Why Contracts Are Non-Negotiable for Limited Companies
A handshake agreement or a casual email exchange might feel sufficient in the early stages of a business relationship, but disputes are a reality of commercial life. Without a properly drafted contract, you have little legal protection when things go wrong. For limited companies, having the right agreements in place is not just good practice — it's a fundamental part of running a professional, protected business.
1. Shareholders' Agreement
This is arguably the most critical document for any company with more than one shareholder. While the Articles of Association set out the basic rules of the company, a Shareholders' Agreement provides far more detailed protections, including:
- How decisions are made and what requires unanimous consent.
- What happens if a shareholder wants to sell their shares (pre-emption rights).
- Provisions if a shareholder dies or becomes incapacitated.
- Non-compete clauses preventing departing shareholders from setting up rival businesses.
- Dividend policy and how profits will be distributed.
Unlike the Articles of Association, a Shareholders' Agreement is private and does not need to be filed at Companies House.
2. Client / Customer Contracts (Terms of Business)
Every time you provide goods or services, you should have written terms in place before work begins. Your client contract should cover:
- Scope of work or services — be specific to avoid scope creep disputes.
- Payment terms: amount, timing, and consequences of late payment.
- Intellectual property ownership — who owns the work produced?
- Limitation of liability — capping your exposure to a reasonable level.
- Dispute resolution process.
- Termination rights for both parties.
3. Employment Contracts
Under UK employment law, every employee must receive a written statement of employment particulars from their first day of work. A well-drafted employment contract should include:
- Job title and description.
- Salary, benefits, and working hours.
- Holiday entitlement.
- Notice periods.
- Confidentiality obligations and IP assignment.
- Any post-termination restrictions (e.g. non-solicitation clauses).
4. Supplier / Subcontractor Agreements
If you rely on third-party suppliers or subcontractors to deliver your product or service, their performance directly affects your reputation. A solid supplier agreement should address:
- Delivery timelines and quality standards.
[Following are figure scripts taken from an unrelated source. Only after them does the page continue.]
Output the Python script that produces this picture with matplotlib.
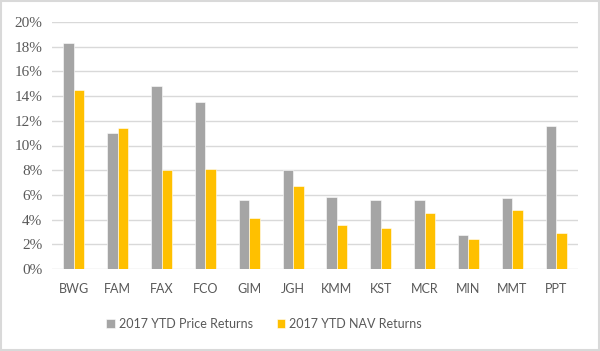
import matplotlib
matplotlib.use("Agg")
import matplotlib.pyplot as plt
import numpy as np
from matplotlib.patches import Rectangle

plt.rcParams["font.serif"] = ["Liberation Serif", "DejaVu Serif"]

tickers = ["BWG", "FAM", "FAX", "FCO", "GIM", "JGH", "KMM", "KST", "MCR", "MIN", "MMT", "PPT"]
price_returns = [18.3, 11.0, 14.85, 13.5, 5.55, 8.0, 5.85, 5.6, 5.6, 2.75, 5.75, 11.6]
nav_returns = [14.5, 11.4, 8.0, 8.1, 4.15, 6.7, 3.6, 3.3, 4.5, 2.4, 4.8, 2.9]
series_names = ["2017 YTD Price Returns", "2017 YTD NAV Returns"]
y_ticks = list(range(0, 21, 2))

gray = "#a5a5a5"
gold = "#ffc000"
txt = "#595959"

fig = plt.figure(figsize=(6, 3.51), dpi=100)
ax = fig.add_axes([52 / 600, 1 - 269 / 351, 526 / 600, 247 / 351])

x = np.arange(len(tickers))
w = 0.24
ax.bar(x - w / 2, price_returns, w, color=gray, label=series_names[0], edgecolor="white", linewidth=0.4, zorder=3)
ax.bar(x + w / 2, nav_returns, w, color=gold, label=series_names[1], edgecolor="white", linewidth=0.4, zorder=3)

ax.set_xlim(-0.5, len(tickers) - 0.5)
ax.set_ylim(0, 20)
ax.set_yticks(y_ticks)
ax.set_yticklabels(["%d%%" % v for v in y_ticks], fontfamily="serif", fontsize=11, color=txt)
ax.set_xticks(x)
ax.set_xticklabels(tickers, fontfamily="Lato", fontsize=9, color=txt)
ax.tick_params(length=0, pad=7)
ax.tick_params(axis="x", pad=10)
ax.grid(axis="y", color="#d9d9d9", linewidth=1, zorder=0)
for s in ax.spines.values():
    s.set_visible(False)

fig.legend(loc="center", bbox_to_anchor=(264 / 600, 1 - 324 / 351), ncol=2, frameon=False,
           prop={"family": "Lato", "size": 9}, handlelength=0.7, handleheight=0.7,
           handletextpad=0.3, columnspacing=1.9, labelcolor=txt)

fig.patches.append(Rectangle((0.002, 0.003), 0.996, 0.994, transform=fig.transFigure,
                             fill=False, edgecolor="#d9d9d9", linewidth=1.5))

fig.savefig("out.png", dpi=100)
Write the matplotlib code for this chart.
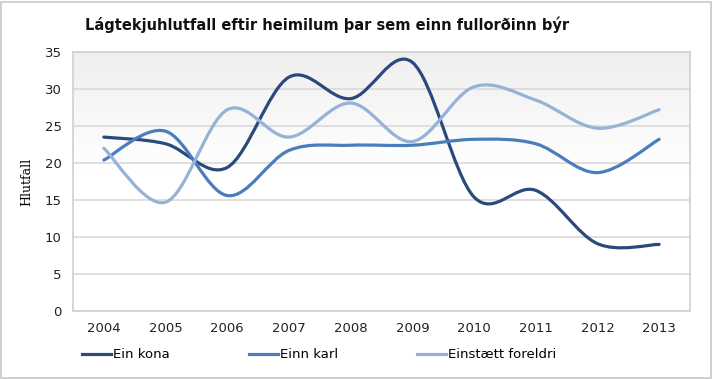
import numpy as np
import matplotlib
matplotlib.use("Agg")
import matplotlib.pyplot as plt
from matplotlib.path import Path
from matplotlib.patches import PathPatch, Rectangle
from matplotlib.lines import Line2D
from matplotlib.colors import LinearSegmentedColormap

# gögn
years = ["2004", "2005", "2006", "2007", "2008", "2009", "2010", "2011", "2012", "2013"]
ein_kona = [23.5, 22.6, 19.4, 31.6, 28.7, 33.6, 15.4, 16.3, 9.1, 9.0]
einn_karl = [20.4, 24.3, 15.6, 21.7, 22.4, 22.4, 23.2, 22.6, 18.7, 23.2]
einstaett = [22.0, 14.7, 27.2, 23.5, 28.1, 22.9, 30.3, 28.5, 24.7, 27.2]
series_names = ["Ein kona", "Einn karl", "Einstætt foreldri"]
colors = ["#2b4a7c", "#4a7ebb", "#95b3d7"]


def smooth_path(x, y):
    # Excel-líkur ferill: kúbískir Bezier bútar gegnum punktana
    pts = np.column_stack([x, y]).astype(float)
    n = len(pts)
    verts = [pts[0]]
    codes = [Path.MOVETO]
    for i in range(n - 1):
        p0 = pts[i - 1] if i > 0 else pts[i]
        p1 = pts[i]
        p2 = pts[i + 1]
        p3 = pts[i + 2] if i + 2 < n else pts[i + 1]
        c1 = p1 + (p2 - p0) / 6.0
        c2 = p2 - (p3 - p1) / 6.0
        verts += [c1, c2, p2]
        codes += [Path.CURVE4] * 3
    return Path(verts, codes)


fig = plt.figure(figsize=(7.13, 3.79), dpi=100)
fig.patch.set_facecolor("white")
fig.patches.append(Rectangle((0.002, 0.003), 0.995, 0.993, transform=fig.transFigure,
                             fill=False, edgecolor="#c8c8c8", linewidth=1.2))

ax = fig.add_axes([73 / 713, 1 - 311 / 379, 617 / 713, 259 / 379])
x = np.arange(len(years))
ax.set_xlim(-0.5, len(years) - 0.5)
ax.set_ylim(0, 35)

# bakgrunnur með litbrigðum (grátt efst, hvítt neðst)
grad = np.linspace(0, 1, 256).reshape(-1, 1)
cmap = LinearSegmentedColormap.from_list("bg", [(0, "#ffffff"), (0.55, "#ffffff"), (1, "#efefef")])
ax.imshow(grad, aspect="auto", cmap=cmap, origin="lower",
          extent=(-0.5, len(years) - 0.5, 0, 35), zorder=0)

ax.set_yticks(np.arange(0, 36, 5))
ax.yaxis.grid(True, color="#d9d9d9", linewidth=1.2)
ax.set_axisbelow(True)
ax.set_xticks(x)
ax.set_xticklabels(years)
ax.tick_params(length=0, labelsize=9.5, colors="#222222", pad=8)
for s in ax.spines.values():
    s.set_color("#d0d0d0")
    s.set_linewidth(1.2)

for vals, c in zip([ein_kona, einn_karl, einstaett], colors):
    ax.add_patch(PathPatch(smooth_path(x, vals), facecolor="none", edgecolor=c,
                           linewidth=2.3, capstyle="round", zorder=3))

ax.set_ylabel("Hlutfall", family="DejaVu Serif", fontsize=9, labelpad=8)

fig.text(85 / 713, 1 - 25 / 379, "Lágtekjuhlutfall eftir heimilum þar sem einn fullorðinn býr",
         fontsize=10.5, fontweight="bold", va="center", ha="left", color="#111111")

handles = [Line2D([], [], color=c, linewidth=2.3) for c in colors]
fig.legend(handles, series_names, loc="center left", bbox_to_anchor=(70 / 713, 1 - 355 / 379),
           ncol=3, frameon=False, fontsize=9.5, handlelength=2.2, handletextpad=0.15,
           columnspacing=6.0)

fig.savefig("out.png", dpi=100)
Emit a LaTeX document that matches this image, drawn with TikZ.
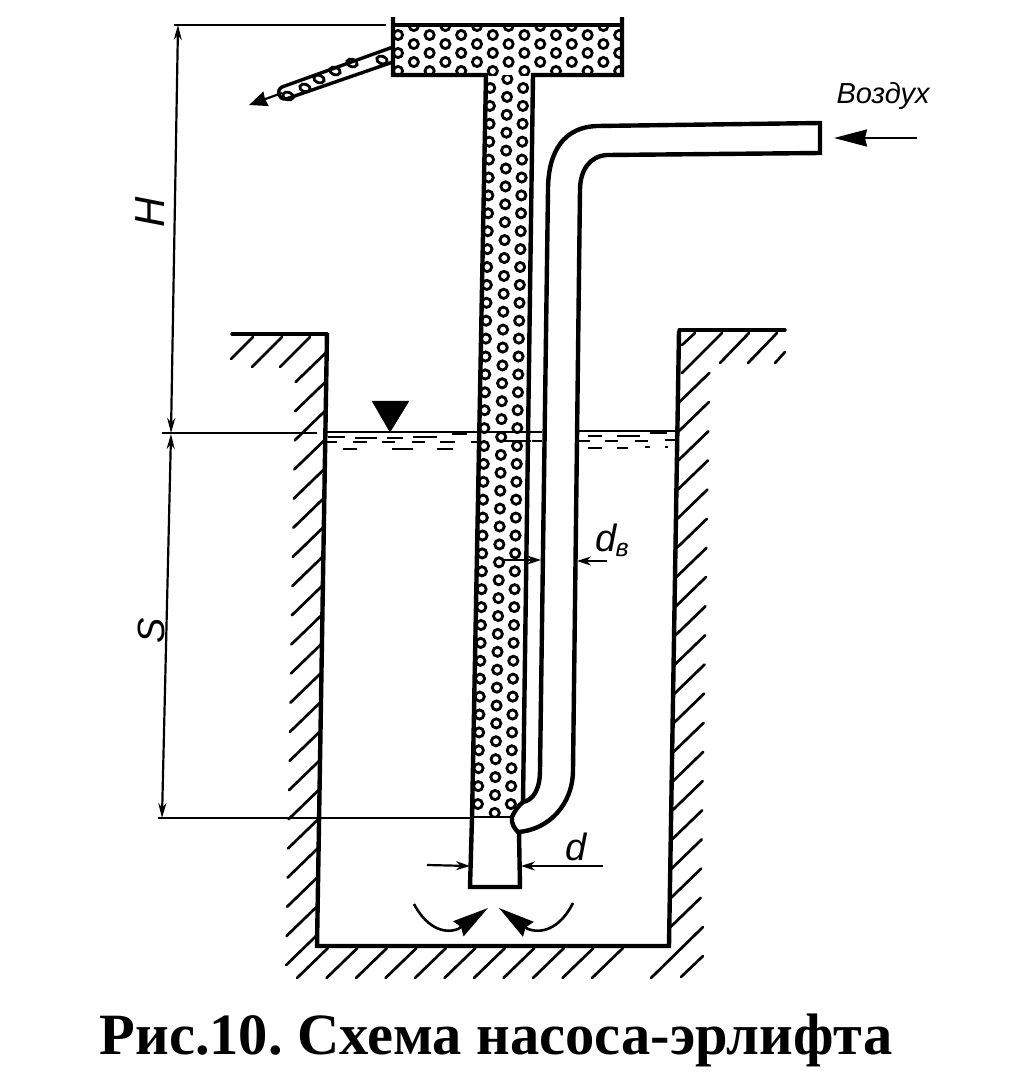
\documentclass[tikz,border=0pt]{standalone}
\usepackage{fontspec}
\setmainfont{Liberation Serif}
\setsansfont{Liberation Sans}
\usetikzlibrary{arrows.meta}
\tikzset{
  wall/.style={line width=4.4pt,line join=miter},
  thin line/.style={line width=2.2pt},
  ground/.style={line width=3.4pt,line cap=round},
  hatch/.style={line width=2.7pt,line cap=round},
  ripple/.style={line width=2.2pt},
  bubble/.style={line width=2.8pt},
  smalltip/.style={-{Stealth[length=14pt,width=9pt]},line width=2.2pt},
  bigtip/.style={-{Stealth[length=36pt,width=18pt,inset=3pt]},line width=2.6pt},
  airtip/.style={-{Stealth[length=33pt,width=17pt,inset=2pt]},line width=2.2pt},
  dimtip/.style={{Stealth[length=15pt,width=8pt]}-{Stealth[length=15pt,width=8pt]},line width=2.2pt},
  dimlabel/.style={inner sep=0pt},
  bigitalic/.style={font=\sffamily\itshape\fontsize{#1}{#1}\selectfont},
}
\begin{document}
\begin{tikzpicture}[x=1pt,y=-1pt]
    \useasboundingbox (0,0) rectangle (1034,1077);

    % bubbles in the tank
    \begin{scope}
      \clip (393,25) rectangle (622,75);
      \foreach \col in {0,...,14} {
        \pgfmathsetmacro{\xc}{398+15.8*\col}
        \pgfmathsetmacro{\yo}{isodd(\col) ? 26 : 35}
        \foreach \row in {0,...,2}
          \draw[bubble] (\xc,\yo+18*\row) circle (4.6);
      }
    \end{scope}
    % bubbles in the riser
    \begin{scope}
      \clip (533,75) -- (523,802) -- (512,817) -- (472,817) -- (486,75) -- cycle;
      \foreach \row in {0,...,41} {
        \pgfmathsetmacro{\ya}{88+17.9*\row}
        \pgfmathsetmacro{\yb}{79+17.9*\row}
        \draw[bubble] (490-0.0172*\ya+1.7,\ya) circle (4.6);
        \draw[bubble] (523-0.0172*\ya+1.7,\ya) circle (4.6);
        \draw[bubble] (507-0.0172*\yb+1.7,\yb) circle (4.6);
      }
    \end{scope}
    \foreach \xc/\yc in {382/60,352/63,335/71,319/79,305/88,288/96}
      \draw[bubble,rotate around={-20:(\xc,\yc)}] (\xc,\yc) ellipse (5.4 and 3.8);

    % tank, outlet and riser
    \draw[wall] (393,17) -- (393,75) -- (486,75) -- (472,818) -- (470,887) -- (520,887) -- (519,832);
    \draw[wall] (622,17) -- (622,75) -- (533,75) -- (523,802);
    \draw[wall] (393,25) -- (622,25);
    \draw[wall,line width=3.4pt] (393,47) -- (282,87) .. controls (276,90) and (278,100) .. (286,99) -- (393,62);

    % air pipe
    \draw[wall] (523,802) .. controls (533,800) and (540,790) .. (540,770) -- (548,190)
      .. controls (548,150) and (565,127) .. (597,126) -- (820,123) -- (820,153) -- (607,155)
      .. controls (590,156) and (580,170) .. (580,190) -- (573,770)
      .. controls (573,805) and (548,830) .. (518,832) .. controls (514,828) and (511,823) .. (512,817)
      .. controls (514,812) and (518,806) .. (523,802);

    % well and ground
    \draw[wall] (327,333) -- (317,946) -- (669,946) -- (679,331);
    \draw[ground] (232,334) -- (327,334);
    \draw[ground] (679,330) -- (785,330);
    \foreach \k in {0,...,20} {
      \pgfmathsetmacro{\yh}{352+29.15*\k}
      \draw[hatch] (327-0.0163*\yh+5.4,\yh) -- ++(-31,30);
    }
    \foreach \k in {0,...,18} {
      \pgfmathsetmacro{\yh}{373+29.15*\k}
      \draw[hatch] (679-0.0163*\yh+5.4,\yh+30) -- ++(31,-30);
    }
    \foreach \k in {0,...,10}
      \draw[hatch] (328+29.5*\k,948) -- ++(-31,30);
    \draw[hatch] (703,927) -- (651,978);
    \draw[hatch] (703,956) -- (681,977);
    \foreach \xa/\xb in {253/231,282/252,310/280}
      \draw[hatch] (\xa,337) -- (\xb,\xa-\xb+337);
    \draw[hatch] (695,333) -- (682,345);
    \draw[hatch] (722,333) -- (682,373);
    \draw[hatch] (749,333) -- (720,363);
    \draw[hatch] (777,333) -- (748,363);
    \draw[hatch] (785,352) -- (775,363);

    % water level
    \coordinate (levelL) at (162,433);
    \coordinate (levelM) at (317,433);
    \coordinate (levelN) at (327,432);
    \coordinate (levelA) at (542,432);
    \coordinate (levelB) at (579,431);
    \coordinate (levelC) at (677,431);
    \draw[thin line] (levelL) -- (levelM);
    \draw[thin line] (levelN) -- (levelA);
    \draw[thin line] (levelB) -- (levelC);
    \draw[fill=black] (372,401) -- (409,401) -- (390,432) -- cycle;
    \foreach \xa/\xb/\yr in {
      328/345/437,355/377/438,387/403/438,413/437/437,452/467/434,
      325/337/442,353/367/442,382/395/442,412/425/442,440/455/442,471/477/442,503/531/441,532/542/441,
      343/357/449,392/413/449,437/453/449,
      588/602/436,617/640/436,650/667/433,
      579/590/441,605/618/441,635/648/441,665/675/440,
      588/602/448,617/628/448,645/650/447,665/668/447}
      \draw[ripple] (\xa,\yr) -- (\xb,\yr);

    % dimensions
    \coordinate (topH) at (178,25);
    \coordinate (botH) at (171,433);
    \coordinate (topS) at (171,434);
    \coordinate (botS) at (162,818);
    \draw[thin line] (174,25) -- (386,25);
    \draw[thin line] (158,818) -- (472,818);
    \draw[thin line] (472,817) -- (512,817);
    \draw[dimtip] (topH) -- (botH);
    \draw[dimtip] (topS) -- (botS);
    \node[dimlabel,rotate=90,bigitalic=42] (labelH) at (150,212) {H};
    \node[dimlabel,rotate=90,bigitalic=38] (labelS) at (151,631) {S};

    \coordinate (dA) at (427,865);
    \coordinate (dB) at (470,866);
    \coordinate (dC) at (603,866);
    \coordinate (dD) at (521,866);
    \draw[smalltip] (dA) -- (dB);
    \draw[smalltip] (dC) -- (dD);
    \node[dimlabel,bigitalic=38] (labeld) at (576,847) {d};

    \coordinate (dbA) at (503,560);
    \coordinate (dbB) at (541,560);
    \coordinate (dbC) at (607,561);
    \coordinate (dbD) at (577,561);
    \draw[smalltip] (dbA) -- (dbB);
    \draw[smalltip] (dbC) -- (dbD);
    \node[dimlabel,bigitalic=38] (labeldb) at (612,540) {d\kern-1pt\raisebox{-5pt}{\fontsize{25}{25}\selectfont в}};

    % flows
    \coordinate (outA) at (282,93);
    \coordinate (outB) at (249,105);
    \draw[-{Stealth[length=18pt,width=15pt,inset=1pt]},line width=2.2pt] (outA) -- (outB);

    \coordinate (airA) at (917,138);
    \coordinate (airB) at (834,138);
    \draw[airtip] (airA) -- (airB);
    \node[dimlabel,bigitalic=29] (labelair) at (883,96) {Воздух};

    \coordinate (inL) at (414,904);
    \coordinate (tipL) at (488,908);
    \coordinate (inR) at (573,903);
    \coordinate (tipR) at (499,908);
    \draw[bigtip] (inL) .. controls (425,925) and (442,935) .. (458,929) -- (tipL);
    \draw[bigtip] (inR) .. controls (562,925) and (545,935) .. (528,929) -- (tipR);

    \node[inner sep=0pt,font=\frenchspacing\bfseries\fontsize{58.5}{60}\selectfont] (caption) at (496,1040) {Рис.10. Схема насоса-эрлифта};
\end{tikzpicture}
\end{document}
- Pricing and payment terms.
- Confidentiality obligations (especially if sharing proprietary information).
- Liability for defective goods or services.
- Exit and termination clauses.
5. Non-Disclosure Agreements (NDAs)
An NDA (also called a Confidentiality Agreement) protects sensitive business information when you're discussing potential partnerships, investments, or sharing proprietary knowledge. Use an NDA whenever you're:
- Pitching your business idea or technology to third parties.
- Entering into early-stage partnership discussions.
- Allowing staff or contractors access to confidential systems or data.
NDAs can be mutual (both parties agree to keep each other's information confidential) or one-way.
6. Website Terms and Privacy Policy
If your company has a website — which essentially all businesses do — you need:
- Website Terms and Conditions: Governing use of your site, including disclaimers and limitations of liability.
- Privacy Policy: A legal requirement under UK GDPR, explaining what personal data you collect, why, and how it's used and stored.
- Cookie Policy: Required if your site uses non-essential cookies (e.g. analytics, advertising).
Getting Contracts Right: Key Principles
- Always get it in writing. Verbal agreements are legally binding in some circumstances but almost impossible to enforce without evidence.
- Have contracts reviewed by a qualified solicitor — particularly for high-value relationships.
- Use English law jurisdiction clauses for UK-based contracts to ensure disputes are governed by a familiar legal framework.
- Review contracts regularly — your business evolves, and your contracts should too.
- Never start work without a signed agreement — urgency is not an excuse to skip this step.
Well-drafted contracts don't just protect you in a dispute — they set clear expectations from the outset, reducing the likelihood of misunderstandings in the first place. Think of them as the foundations your business relationships are built on.